Work instructions >> Starting at the first line of the listing below, repeat each line exactly until the line containing "import pandas as pd", which you include. Leave out pictures.

Information shown >>

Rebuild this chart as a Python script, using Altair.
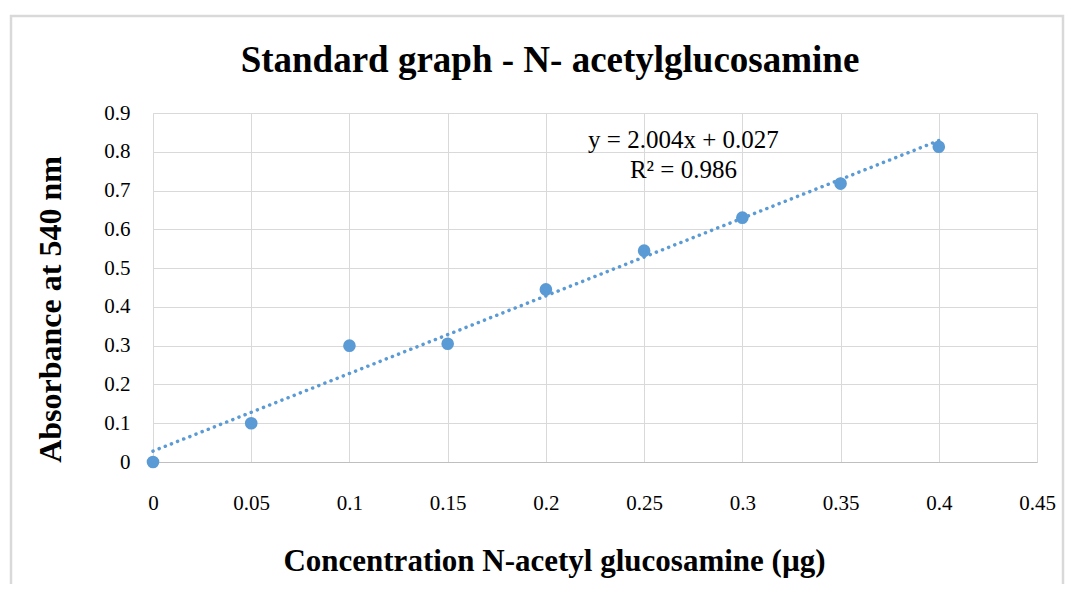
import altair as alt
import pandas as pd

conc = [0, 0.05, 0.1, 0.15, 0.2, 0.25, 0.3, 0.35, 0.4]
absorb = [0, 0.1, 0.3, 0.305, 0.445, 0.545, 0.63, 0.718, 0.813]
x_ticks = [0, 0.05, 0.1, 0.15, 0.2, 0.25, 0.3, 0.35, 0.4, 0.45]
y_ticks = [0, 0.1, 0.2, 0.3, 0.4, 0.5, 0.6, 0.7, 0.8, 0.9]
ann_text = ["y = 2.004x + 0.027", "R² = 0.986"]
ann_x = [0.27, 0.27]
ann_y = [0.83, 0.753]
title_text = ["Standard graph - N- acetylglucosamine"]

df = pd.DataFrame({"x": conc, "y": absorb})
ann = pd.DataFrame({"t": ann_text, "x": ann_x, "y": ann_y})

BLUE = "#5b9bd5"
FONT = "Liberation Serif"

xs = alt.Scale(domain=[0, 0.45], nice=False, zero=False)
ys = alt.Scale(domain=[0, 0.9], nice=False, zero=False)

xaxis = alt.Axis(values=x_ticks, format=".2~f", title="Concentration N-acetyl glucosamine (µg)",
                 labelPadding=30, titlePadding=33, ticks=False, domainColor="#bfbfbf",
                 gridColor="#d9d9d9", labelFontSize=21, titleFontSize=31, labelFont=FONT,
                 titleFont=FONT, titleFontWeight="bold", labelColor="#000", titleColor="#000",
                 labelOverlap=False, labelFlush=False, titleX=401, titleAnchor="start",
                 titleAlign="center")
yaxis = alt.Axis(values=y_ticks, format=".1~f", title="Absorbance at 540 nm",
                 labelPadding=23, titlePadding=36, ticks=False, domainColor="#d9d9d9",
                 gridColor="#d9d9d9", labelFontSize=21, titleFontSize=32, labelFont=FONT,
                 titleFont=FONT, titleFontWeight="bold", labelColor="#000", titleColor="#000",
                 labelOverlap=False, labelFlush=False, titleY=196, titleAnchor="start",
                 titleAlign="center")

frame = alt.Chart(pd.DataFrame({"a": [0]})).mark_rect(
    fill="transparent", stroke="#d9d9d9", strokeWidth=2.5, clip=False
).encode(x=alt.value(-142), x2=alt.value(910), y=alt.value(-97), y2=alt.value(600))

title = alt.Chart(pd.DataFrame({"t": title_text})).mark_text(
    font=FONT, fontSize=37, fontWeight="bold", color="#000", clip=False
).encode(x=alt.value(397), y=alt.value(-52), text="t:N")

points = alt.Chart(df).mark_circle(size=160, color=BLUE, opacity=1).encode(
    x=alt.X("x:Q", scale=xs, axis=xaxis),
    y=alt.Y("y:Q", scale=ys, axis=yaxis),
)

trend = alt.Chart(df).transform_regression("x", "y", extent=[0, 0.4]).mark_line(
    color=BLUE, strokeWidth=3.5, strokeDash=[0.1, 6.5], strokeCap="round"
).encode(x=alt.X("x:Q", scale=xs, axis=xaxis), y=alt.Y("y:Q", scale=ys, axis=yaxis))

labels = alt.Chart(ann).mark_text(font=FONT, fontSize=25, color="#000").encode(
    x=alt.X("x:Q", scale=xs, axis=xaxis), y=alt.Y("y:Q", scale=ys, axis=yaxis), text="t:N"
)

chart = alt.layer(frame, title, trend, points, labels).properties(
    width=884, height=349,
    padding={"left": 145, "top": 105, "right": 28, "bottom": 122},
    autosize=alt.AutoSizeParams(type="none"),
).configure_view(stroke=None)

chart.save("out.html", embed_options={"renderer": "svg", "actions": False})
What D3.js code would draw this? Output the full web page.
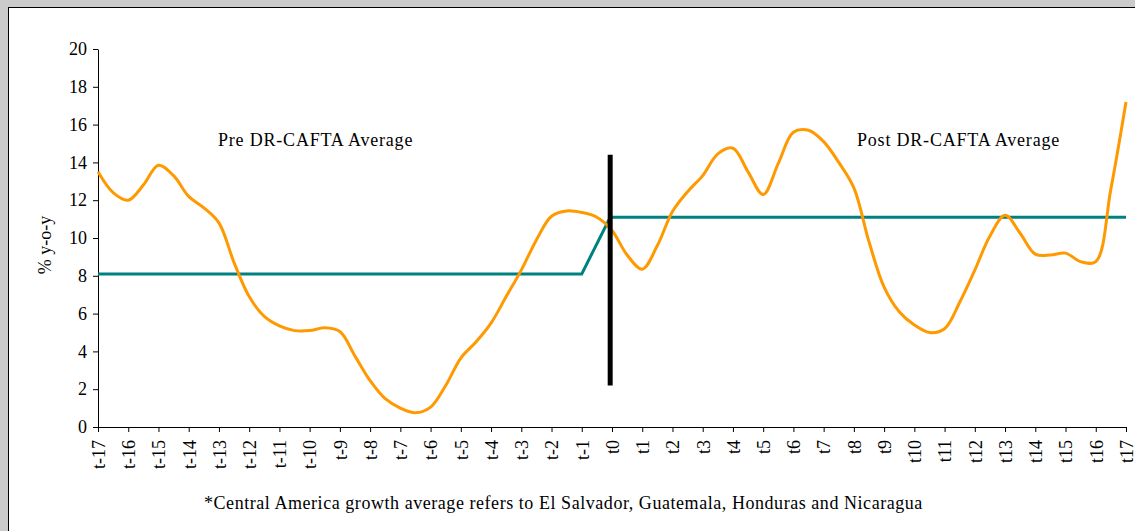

Worked answer >>
Rebuild this chart as a Python script, using Altair.
import altair as alt
import pandas as pd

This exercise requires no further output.